As the AGA members begrudgingly know, the US Dept. of Justice itself finally admitted as much a couple years ago when formally reversing its policy stance that the Wire Act supposedly covered more than sports betting. So, the new federal prohibition notion would be this:  have a new and crystal clear iGaming prohibition throughout the US in order to achieve, legally speaking, what state of affairs AGA members and other gaming folks thought they had before the DOJ adopted the same legal position as the US Federal Courts had already done many years ago.  Getting back to that perceived “default setting” works for many gaming interests.

Then, bolted onto such a federal iGaming prohibition could be a carve-out for iPoker, which really isn’t gambling but is skill-based gaming in the eyes of most knowledgeable legal minds and poker players today. That’d be wonderful in the eyes of iPoker players in the US who had the rug pulled out from underneath them in April of 2011, but probably not so great for any other iGaming activity not also carved-out in some fashion either now, or perhaps down the road with further iGaming carve-outs.

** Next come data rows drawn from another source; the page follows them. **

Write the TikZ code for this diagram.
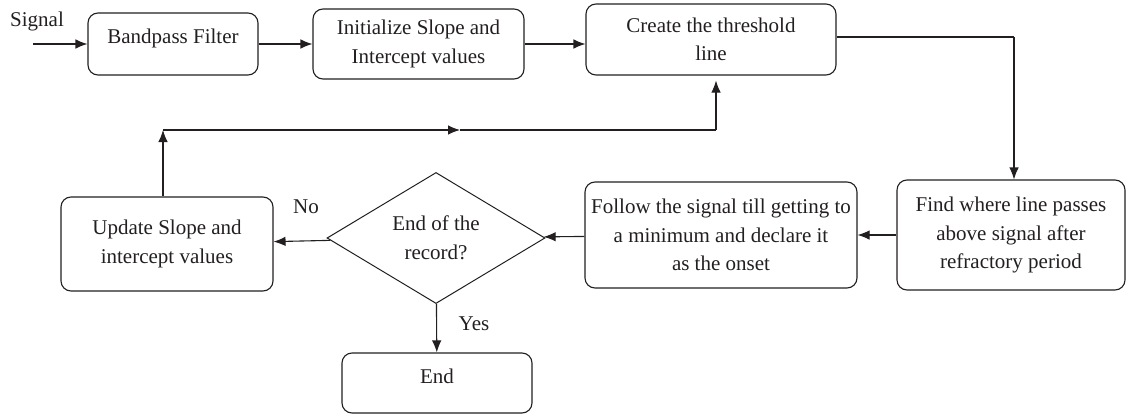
\documentclass[tikz,border=0pt]{standalone}
\usepackage{fontspec}
\setmainfont{Liberation Serif}
\usepackage{tikz}
\usetikzlibrary{arrows.meta,shapes.geometric,positioning}
\definecolor{ink}{HTML}{231F20}

\begin{document}
\begin{tikzpicture}[x=1pt, y=-1pt, color=ink,
    font=\fontsize{21}{28.5}\selectfont,
    blk/.style={draw, rounded corners=10pt, line width=1.1pt, align=center, inner sep=1pt},
    dec/.style={draw, diamond, line width=1pt, align=center, inner sep=0pt},
    arr/.style={-{Latex[length=12pt,width=9.5pt]}, line width=1.1pt},
    lbl/.style={inner sep=0pt}]
    \useasboundingbox (0,0) rectangle (1127,415);

    \node[lbl] (sig) at (37,21) {Signal};
    \coordinate (sigin) at (33,44);
    \node[blk, minimum width=170pt, minimum height=62pt, text depth=15pt] (bpf) at (173,44) {Bandpass Filter};
    \node[blk, minimum width=211pt, minimum height=70pt] (init) at (418.5,44) {Initialize Slope and\\Intercept values};
    \node[blk, minimum width=250pt, minimum height=71pt] (thr) at (711,39.5) {Create the threshold\\line};
    \node[blk, minimum width=228pt, minimum height=110pt] (find) at (1011,235) {Find where line passes\\above signal after\\refractory period};
    \node[blk, minimum width=272pt, minimum height=106pt] (onset) at (721,235) {Follow the signal till getting to\\a minimum and declare it\\as the onset};
    \node[dec, minimum width=218pt, minimum height=128pt] (rec) at (436,238) {End of the\\record?};
    \node[blk, minimum width=212pt, minimum height=94pt] (upd) at (167,244) {Update Slope and\\intercept values};
    \node[blk, minimum width=190pt, minimum height=60pt, text depth=14pt] (stop) at (437,383) {End};
    \node[lbl] (no) at (306,207) {No};
    \node[lbl] (yes) at (474,324) {Yes};

    \coordinate (tr) at (1014,37);
    \coordinate (lp) at (163,130);
    \coordinate (mid) at (460,130);
    \coordinate (rp) at (716,130);

    \draw[arr] (sigin) -- (bpf);
    \draw[arr] (bpf) -- (init);
    \draw[arr] (init.east) -- (init.east -| thr.west);
    \draw[line width=1.1pt] (thr.east |- tr) -- (tr);
    \draw[arr] (tr) -- (tr |- find.north);
    \draw[arr] (find) -- (onset);
    \draw[arr] (onset) -- (rec);
    \draw[arr] (rec) -- (upd);
    \draw[arr] (rec) -- (stop);
    \draw[arr] (upd.north -| lp) -- (lp);
    \draw[arr] (lp) -- (mid);
    \draw[line width=1.1pt] (mid) -- (rp);
    \draw[arr, shorten >=5pt] (rp) -- (rp |- thr.south);
\end{tikzpicture}
\end{document}
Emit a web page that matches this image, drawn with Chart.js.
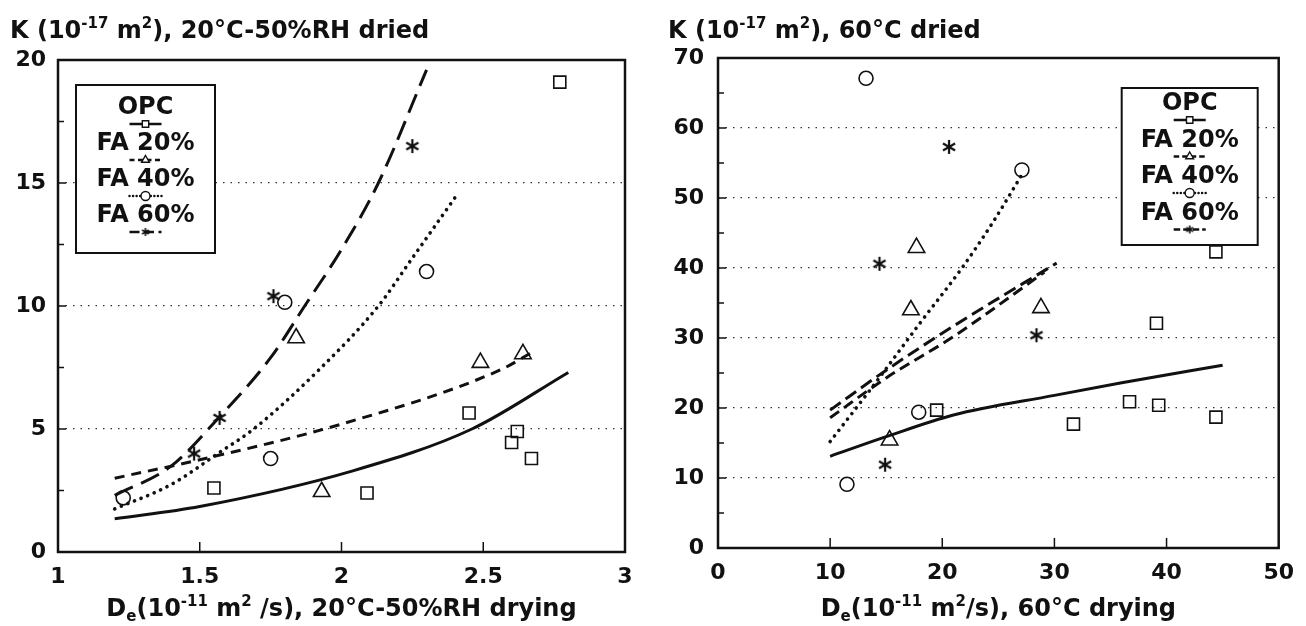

However, there’s an even better reason from the AGA member perspective for such a carve-out for poker having nothing to do with making US iPoker players happy:  unlike larger States such as California that have enough residents and visitors to support an intra-State market for peer-to-peer iPoker (as compared and contrasted with house-banked casino games which do not require player liquidity), Nevada and New Jersey based AGA members would greatly benefit from a so-called “poker carve-out” that AGA members would largely control and endeavor to exclude California, Illinois, Florida, New York, Texas and any other States who may seek to regulate, tax, and license iPoker by virtue of the gaming licensing bodies qualifications and other clever provisions that establish certain parameters within the federal laws intended to favor the AGA members — just as those efforts in 2010 and 2012 attempted to accomplish.

Failing all of that, the AGA members will be forced to look at the State-by-State approach.

So, is the AGA’s new chief trying to downplay US federal efforts on the iGaming and iPoker front — perhaps to lull various competing stakeholders, States, and Tribes into a false-sense of security?  Or is it a tacit admission by the AGA chief that Washington politicians will indeed be pulling a rabbit out the hat to get anything done on the federal level before even more States enable some forms of iGaming, iPoker, Lottery games, etc?  All of the above?  Neither?

It’s hard to say and forecast what moves the AGA and its key members will next make in these iGaming Wars amongst the various stakeholders.   But this much is certain, the AGA will never give up looking out for its members.  After all, isn’t that what trade associations are supposed to do anyway?